Dark web pedophile Matthew Falder gets his sentence reduced from 32 to 25 years

Falder saw his appeal to reduce his prison sentence heard by the Court of Appeals, with a bench of judges ruling that he would have his term reduced from 32 to 25 years


                            Dark web pedophile Matthew Falder gets his sentence reduced from 32 to 25 years

Matthew Falder, one of the UK's most prolific convicted sex offenders, has won an appeal that will see his prison term cut down from 32 years to 25 years. The 30-year-old watched via video link from prison as his lawyer argued that his sentence was "manifestly excessive" and judges in the Court of Appeal concluded that his sentence would be reduced.

According to the Daily Mail, the decision to allow the challenge was announced by Lord Justice Holroyde, sitting with Justice King and Recorder of Winchester Judge Keith Cutler. Holroyde said that after taking into account the credit for guilty pleas and "the principle of totality", the "appropriate" custodial term was 25 years.

Falder was previously sentenced to 32 years in prison (Source: YouTube)
Falder was previously sentenced to 32 years in prison (Source: YouTube)

He said that the court had "considered carefully what total sentence would impose a just and proper punishment for the grave offenses" and that Falder is "now approaching his 30th birthday. He has no previous convictions against him. He grew up in a clearly loving and caring family who are now bewildered by his offending."

It emerged during his first trial that Falder, supposedly a brilliant geophysicist, lived a double life. A graduate of Cambridge University, he acted as a researcher for Birmingham University during the day and as a sexual predator during the night. By the time the National Crime Agency (NCA), in collaboration with the likes of  GCHQ, US Homeland Security, Europol, Australian Federal Police, New Zealand Police, and the Israel Police, had zeroed in on Falder, his victims numbered well over 50.

Falder had 70 different online identities, using various accounts on several different websites to pose as a young girl or woman named 'Liz' to lure people into taking photographs of themselves in humiliating situations. He was said to have engaged in 'hurtcore', which authorities described as manipulating others into performing acts of "rape, murder, sadism, torture, pedophilia, blackmail, humiliation, and degradation".

He blackmailed one person into raping a four-year-old child, and it was reported that he pressurized at least three of his victims to the point they were driven to suicide.

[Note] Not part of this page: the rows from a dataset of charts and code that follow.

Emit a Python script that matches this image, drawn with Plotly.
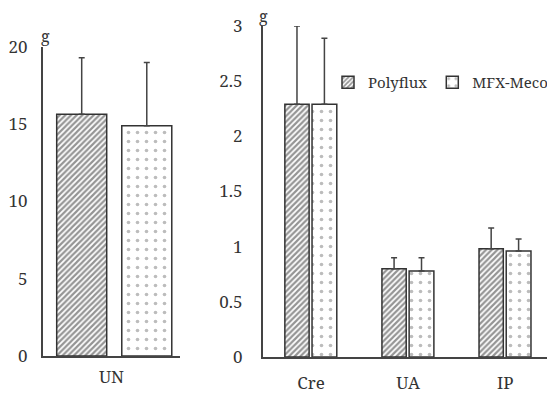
import plotly.graph_objects as go

# ---- data ----
cats_left = ["UN"]
cats_right = ["Cre", "UA", "IP"]
polyflux_left = [15.65]
polyflux_left_err = [3.65]
mfx_left = [14.9]
mfx_left_err = [4.1]
polyflux_right = [2.29, 0.80, 0.98]
polyflux_right_err = [0.71, 0.10, 0.19]
mfx_right = [2.29, 0.78, 0.96]
mfx_right_err = [0.60, 0.12, 0.11]
left_ticks = [0, 5, 10, 15, 20]
right_ticks = [0, 0.5, 1, 1.5, 2, 2.5, 3]
right_ticktext = ["0", "0.5", "1", "1.5", "2", "2.5", "3"]

W, H = 547, 394
FONT = "Noto Serif, DejaVu Serif, serif"
AX = "#444"

hatch = dict(shape="/", fgcolor="#2a2a2a", bgcolor="white", size=4, solidity=0.55)
dots = dict(shape=".", fgcolor="#7a7a7a", bgcolor="white", size=9, solidity=0.13)
line = dict(color="#333", width=1.5)

def err(vals):
    return dict(type="data", array=vals, arrayminus=[0] * len(vals), symmetric=False,
                color="#444", thickness=1.5, width=3)

fig = go.Figure()
fig.add_trace(go.Bar(x=cats_left, y=polyflux_left, name="Polyflux", legendgroup="p", showlegend=False,
                     marker=dict(color="white", pattern=hatch, line=line),
                     error_y=err(polyflux_left_err), offset=-0.40, width=0.365,
                     xaxis="x", yaxis="y"))
fig.add_trace(go.Bar(x=cats_left, y=mfx_left, name="MFX-Meco", legendgroup="m", showlegend=False,
                     marker=dict(color="white", pattern=dots, line=line),
                     error_y=err(mfx_left_err), offset=0.075, width=0.365,
                     xaxis="x", yaxis="y"))
fig.add_trace(go.Bar(x=cats_right, y=polyflux_right, name="Polyflux", legendgroup="p",
                     marker=dict(color="white", pattern=hatch, line=line),
                     error_y=err(polyflux_right_err), offset=-0.27, width=0.25,
                     xaxis="x2", yaxis="y2"))
fig.add_trace(go.Bar(x=cats_right, y=mfx_right, name="MFX-Meco", legendgroup="m",
                     marker=dict(color="white", pattern=dots, line=line),
                     error_y=err(mfx_right_err), offset=0.01, width=0.255,
                     xaxis="x2", yaxis="y2"))

def px_x(p):
    return p / W

def px_y(p):
    return (H - p) / H

common = dict(showline=True, linecolor=AX, linewidth=2, ticks="",
              tickfont=dict(family=FONT, size=17, color="#333"),
              showgrid=False, zeroline=False, automargin=False, fixedrange=True)

fig.update_layout(
    width=W, height=H,
    margin=dict(l=0, r=0, t=0, b=0, autoexpand=False),
    paper_bgcolor="white", plot_bgcolor="rgba(0,0,0,0)",
    barmode="overlay",
    font=dict(family=FONT, size=15, color="#333"),
    xaxis=dict(domain=[px_x(43), px_x(180)], range=[-0.5, 0.5], anchor="y",
               ticklabelstandoff=5, **common),
    yaxis=dict(domain=[px_y(356), px_y(47)], range=[0, 20], tickvals=left_ticks,
               anchor="x", ticklabelstandoff=10, **common),
    xaxis2=dict(domain=[px_x(263), 1.0], range=[-0.495, 2.43], anchor="y2",
                ticklabelstandoff=10, **common),
    yaxis2=dict(domain=[px_y(357), px_y(26)], range=[0, 3.0], tickvals=right_ticks,
                ticktext=right_ticktext, anchor="x2", ticklabelstandoff=15, **common),
    legend=dict(orientation="h", x=px_x(328), y=px_y(66), xanchor="left", yanchor="top",
                font=dict(family=FONT, size=15, color="#333"),
                bgcolor="rgba(0,0,0,0)", itemwidth=30, tracegroupgap=0),
    annotations=[
        dict(text="g", x=px_x(45), y=px_y(36), xref="paper", yref="paper", showarrow=False,
             xanchor="center", yanchor="middle", font=dict(family=FONT, size=16, color="#333")),
        dict(text="g", x=px_x(263), y=px_y(16), xref="paper", yref="paper", showarrow=False,
             xanchor="center", yanchor="middle", font=dict(family=FONT, size=16, color="#333")),
    ],
)

fig.write_html("out.html")
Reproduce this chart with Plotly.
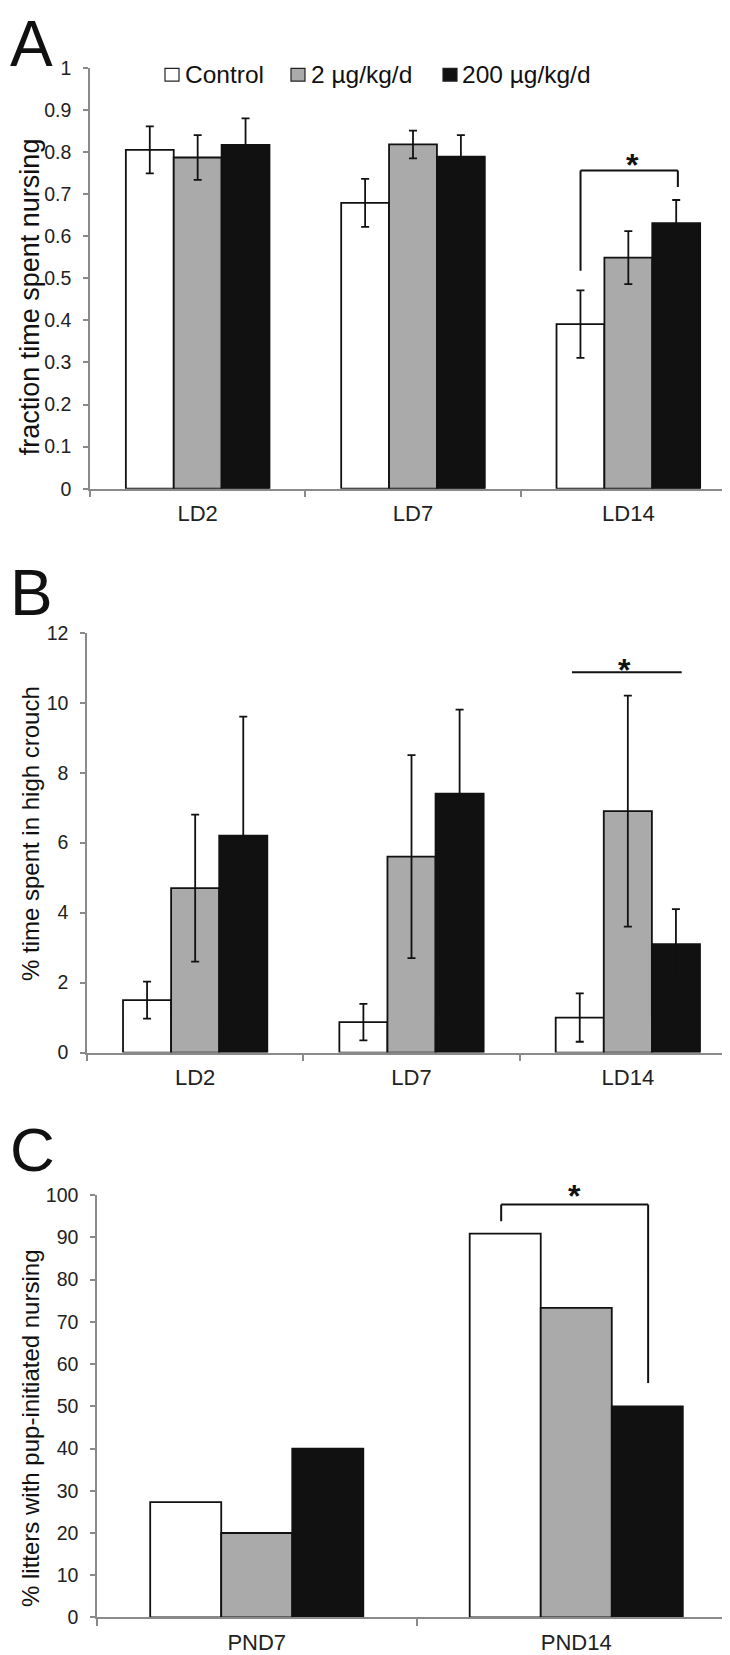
import plotly.graph_objects as go

W, H = 730, 1655
FONT = "Liberation Sans, Arial, sans-serif"

# ---------------- data ----------------
groups = ["Control", "2 µg/kg/d", "200 µg/kg/d"]
colors = ["#ffffff", "#aaaaaa", "#111111"]

a_cats = ["LD2", "LD7", "LD14"]
a_vals = [[0.805, 0.679, 0.391], [0.787, 0.818, 0.549], [0.817, 0.789, 0.631]]
a_errs = [[0.056, 0.057, 0.080], [0.053, 0.033, 0.063], [0.063, 0.051, 0.055]]
a_ticks = [0, 0.1, 0.2, 0.3, 0.4, 0.5, 0.6, 0.7, 0.8, 0.9, 1]
a_ticktext = ["0", "0.1", "0.2", "0.3", "0.4", "0.5", "0.6", "0.7", "0.8", "0.9", "1"]

b_cats = ["LD2", "LD7", "LD14"]
b_vals = [[1.5, 0.87, 1.0], [4.7, 5.6, 6.9], [6.2, 7.4, 3.1]]
b_errs = [[0.53, 0.52, 0.69], [2.1, 2.9, 3.3], [3.4, 2.4, 1.0]]
b_ticks = [0, 2, 4, 6, 8, 10, 12]

c_cats = ["PND7", "PND14"]
c_vals = [[27.3, 90.9], [20.0, 73.3], [40.0, 50.0]]
c_ticks = [0, 10, 20, 30, 40, 50, 60, 70, 80, 90, 100]

# significance markers (x = category serial number, y = data value)
a_brk_x = [2 - 0.222, 2 - 0.222, 2 + 0.23, 2 + 0.23]
a_brk_y = [0.518, 0.756, 0.756, 0.717]
a_star = (2 + 0.02, 0.787)
b_line_x = [2 - 0.258, 2 + 0.249]
b_line_y = [10.87, 10.87]
b_star = (2 - 0.015, 11.17)
c_brk_x = [1 - 0.235, 1 - 0.235, 1 + 0.225, 1 + 0.225]
c_brk_y = [93.8, 97.8, 97.8, 55.5]
c_star = (1 - 0.005, 101.6)


def px_x(p):
    return p / W


def px_y(p):
    return 1 - p / H


fig = go.Figure()

panels = [
    ("x", "y", a_cats, a_vals, a_errs),
    ("x2", "y2", b_cats, b_vals, b_errs),
    ("x3", "y3", c_cats, c_vals, None),
]

for xa, ya, cats, vals, errs in panels:
    for i, g in enumerate(groups):
        kw = {}
        if errs is not None:
            kw["error_y"] = dict(type="data", array=errs[i], visible=True,
                                 color="#111111", thickness=1.8, width=4)
        fig.add_trace(go.Bar(
            x=cats, y=vals[i], name=g, xaxis=xa, yaxis=ya,
            marker=dict(color=colors[i], line=dict(color="#111111", width=1.8)),
            offsetgroup=str(i), showlegend=False, **kw))

AX = "#8a8a8a"
TICKFONT = dict(family=FONT, size=19.5, color="#222222")
XTICKFONT = dict(family=FONT, size=22, color="#222222")


def xaxis(dom, rng, anchor):
    return dict(domain=dom, range=rng, type="category", showline=True, linecolor=AX,
                linewidth=1.5, ticks="outside", tickson="boundaries", ticklen=7,
                tickcolor=AX, tickwidth=1.5, tickfont=XTICKFONT, showgrid=False,
                zeroline=False, fixedrange=True, ticklabelstandoff=4, anchor=anchor)


def yaxis(dom, rng, tv, tt, anchor):
    return dict(domain=dom, range=rng, tickvals=tv, ticktext=tt, showline=True,
                linecolor=AX, linewidth=1.5, ticks="outside", ticklen=5, tickcolor=AX,
                tickwidth=1.5, tickfont=TICKFONT, showgrid=False, zeroline=False,
                anchor=anchor, ticklabelstandoff=8, fixedrange=True)


A_RANGE, B_RANGE, C_RANGE = [0, 1], [0, 12], [0, 100]

fig.update_layout(
    width=W, height=H, margin=dict(l=0, r=0, t=0, b=0),
    paper_bgcolor="white", plot_bgcolor="white",
    barmode="group", bargap=0.333, bargroupgap=0,
    font=dict(family=FONT, color="#111111"),
    xaxis=xaxis([px_x(82), px_x(728)], [-0.5, 2.5], "y"),
    yaxis=yaxis([px_y(476), px_y(49.5)], A_RANGE, a_ticks, a_ticktext, "x"),
    xaxis2=xaxis([px_x(79), px_x(728)], [-0.5, 2.5], "y2"),
    yaxis2=yaxis([px_y(1047.5), px_y(622)], B_RANGE, b_ticks, [str(t) for t in b_ticks], "x2"),
    xaxis3=xaxis([px_x(89), px_x(728)], [-0.5, 1.5], "y3"),
    yaxis3=yaxis([px_y(1620), px_y(1192)], C_RANGE, c_ticks, [str(t) for t in c_ticks], "x3"),
)

shapes = []
LINE = dict(color="#111111", width=2)


def add_polyline(xs, ys, xr, yr):
    for k in range(len(xs) - 1):
        shapes.append(dict(type="line", xref=xr, yref=yr, x0=xs[k], x1=xs[k + 1],
                           y0=ys[k], y1=ys[k + 1], line=LINE))


add_polyline(a_brk_x, a_brk_y, "x", "y")
add_polyline(b_line_x, b_line_y, "x2", "y2")
add_polyline(c_brk_x, c_brk_y, "x3", "y3")

ann = []
# panel letters
for letter, ytop, sz in [("A", -13, 64), ("B", 543, 64), ("C", 1109, 62)]:
    ann.append(dict(text=letter, xref="paper", yref="paper", x=px_x(0), y=px_y(ytop),
                    xanchor="left", yanchor="top", showarrow=False,
                    font=dict(family=FONT, size=sz, color="#111111")))

# y-axis titles
for txt, yc, sz in [("fraction time spent nursing", 282, 27),
                    ("% time spent in high crouch", 826, 24),
                    ("% litters with pup-initiated nursing", 1428, 24)]:
    ann.append(dict(text=txt, xref="paper", yref="paper", x=px_x(22), y=px_y(yc),
                    xanchor="center", yanchor="middle", textangle=-90, showarrow=False,
                    font=dict(family=FONT, size=sz, color="#111111")))

# asterisks (positioned relative to each axis domain so they may sit above the range)
for xr, yr, (xv, yv), rng in [("x", "y domain", a_star, A_RANGE),
                              ("x2", "y2 domain", b_star, B_RANGE),
                              ("x3", "y3 domain", c_star, C_RANGE)]:
    ann.append(dict(text="<b>*</b>", xref=xr, yref=yr, x=xv,
                    y=(yv - rng[0]) / (rng[1] - rng[0]), xanchor="center",
                    yanchor="middle", yshift=-8, showarrow=False,
                    font=dict(family=FONT, size=32, color="#111111")))

# legend (Excel-style, boxes + labels)
leg_box_x = [157, 283, 435]
leg_txt_x = [175, 301, 452]
for i, g in enumerate(groups):
    shapes.append(dict(type="rect", xref="paper", yref="paper",
                       x0=px_x(leg_box_x[i]), x1=px_x(leg_box_x[i] + 14),
                       y0=px_y(63), y1=px_y(50), fillcolor=colors[i],
                       line=dict(color="#222222", width=1.2)))
    ann.append(dict(text=g, xref="paper", yref="paper", x=px_x(leg_txt_x[i]), y=px_y(56),
                    xanchor="left", yanchor="middle", showarrow=False,
                    font=dict(family=FONT, size=24.5, color="#111111")))

fig.update_layout(annotations=ann, shapes=shapes)
fig.write_html("out.html")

Falder would never meet or physically touch any of his victims, instead making contact over the dark web, where he used names such as 'inthegarden', '666devil', and 'evilmind'.

Falder had his sentence reduced to 25 years on appeal (Source: YouTube)
Falder had his sentence reduced to 25 years on appeal (Source: YouTube)

The CPS said that there was a high degree of sophistication and significant planning by Falder and that he used encryption software and technology in his electronic communication, as well as encrypted email addresses to avoid suspicion. He would eventually be caught and arrested at his place of work on 21 June 2017, and it reportedly took over 30 minutes to read out the 188 charges to him at Birmingham Crown Court. 

In October 2017, Falder had pleaded guilty to 137 charges — which included voyeurism, encouraging child rape, and sharing images of showing the abuse of a newborn baby — stemming from 46 complainants. Subsequently, on February 18 earlier this year, Judge Philip Parker sentenced him to serve 32 years in prison and a further six on an extended license after his release.

The six years was later increased to eight years by the Court of Appeal. The judge at the sentencing hearing had described Falder as an "internet highwayman" who was "warped and sadistic" and whose behavior was "cunning, persistent, manipulative, and cruel". He was deemed ineligible for parole until 2038 when he would be at least 50 years old, at which point the parole board would decide if they believe he continues to pose a danger to the public or to children.

The NSPCC said: "In the wake of today's court ruling, it is vital that his victims are supported as they continue to attempt to come to terms with what happened to them."